Coinbase’s sharp fall in Q4 2025 knocked ARK Invest’s flagship ETFs off course, delivering the largest single-stock detraction to ARKK, ARKF and ARKW and deepening losses across the firm’s crypto-linked positions.
Coinbase shares fell roughly 35% in Q4 2025, according to a market report dated 15 january, and were identified as the single largest detractor from ARK’s quarterly performance. The exchange’s weakness coincided with a 9% quarter‑over‑quarter contraction in spot trading volumes and a $21 billion liquidation event on 10 october that removed about 23.7% from total crypto market capitalization that month.
By december 2025 ARK’s books showed material paper losses: nearly $208 million on Coinbase and about $169.5 million on Circle. Those unrealized losses intensified mark‑to‑market drag across ARK’s actively managed funds, where concentrated holdings in crypto infrastructure and payments firms amplified portfolio-level sensitivity to a single large down move.

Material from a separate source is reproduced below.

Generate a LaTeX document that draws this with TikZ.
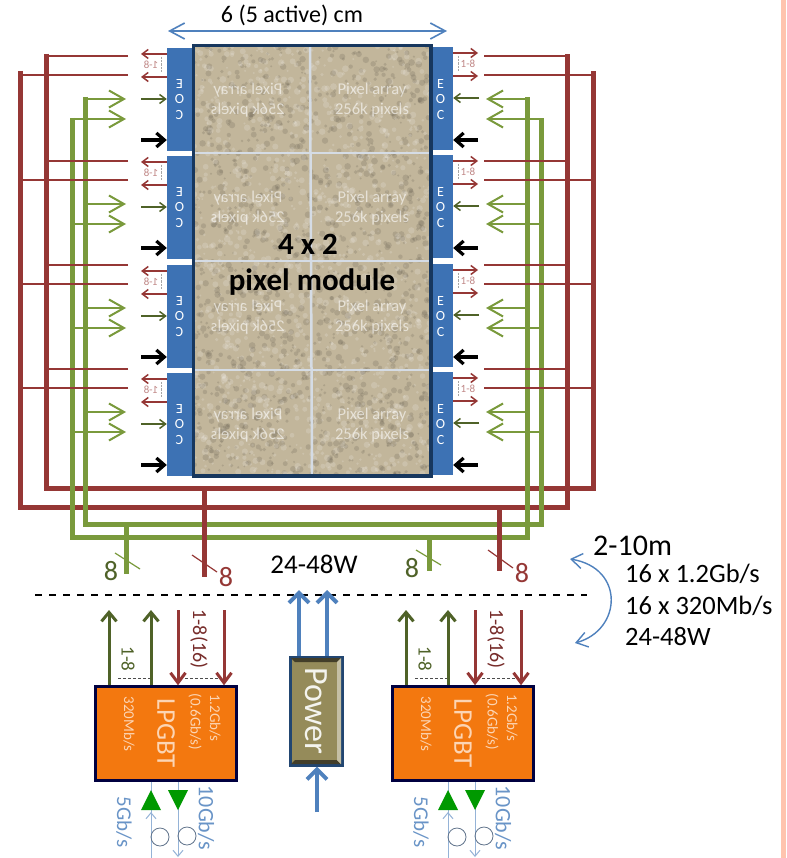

The developments matter because they crystallize how concentrated equity exposure to crypto infrastructure can amplify volatility for active, innovation-focused funds—and because ARK’s subsequent accumulation moves and a revised Bitcoin forecast signal a tactical shift in conviction.
How Coinbase’s Q4 collapse hit ARK’s portfolios
Reports indicate the firm executed a buy‑the‑dip strategy, deploying tens of millions of dollars to accumulate shares of Coinbase, Circle and Block as prices fell. That accumulation reflected ARK’s view that the long‑term disruption thesis for digital‑asset infrastructure remains intact, even after a severe short‑term correction.
Cathie Wood trimmed a previous 2030 Bitcoin baseline from $1.5 million to $1.2 million, a move the firm attributed in public reporting to the growing role of stablecoins in payments. The downward revision signals recognition that tokenized payment rails could change adoption trajectories and therefore affect projected BTC demand.
For investors, the episode underlines two practical risks. First, concentrated equity exposure to crypto platforms can transmit market and liquidity shocks into fund NAVs. Second, active managers who average into weakness increase portfolio convexity: they lower cost basis but also raise short‑term drawdown risk if sector sentiment remains depressed.
Investors are now turning their attention to forthcoming corporate reports and market signals that will test whether ARK’s accumulation will pay off. The Q4 results and subsequent trading volumes for crypto exchanges will be critical to assessing whether the trade is a strategic entry or a deeper sectoral correction with longer recovery timelines.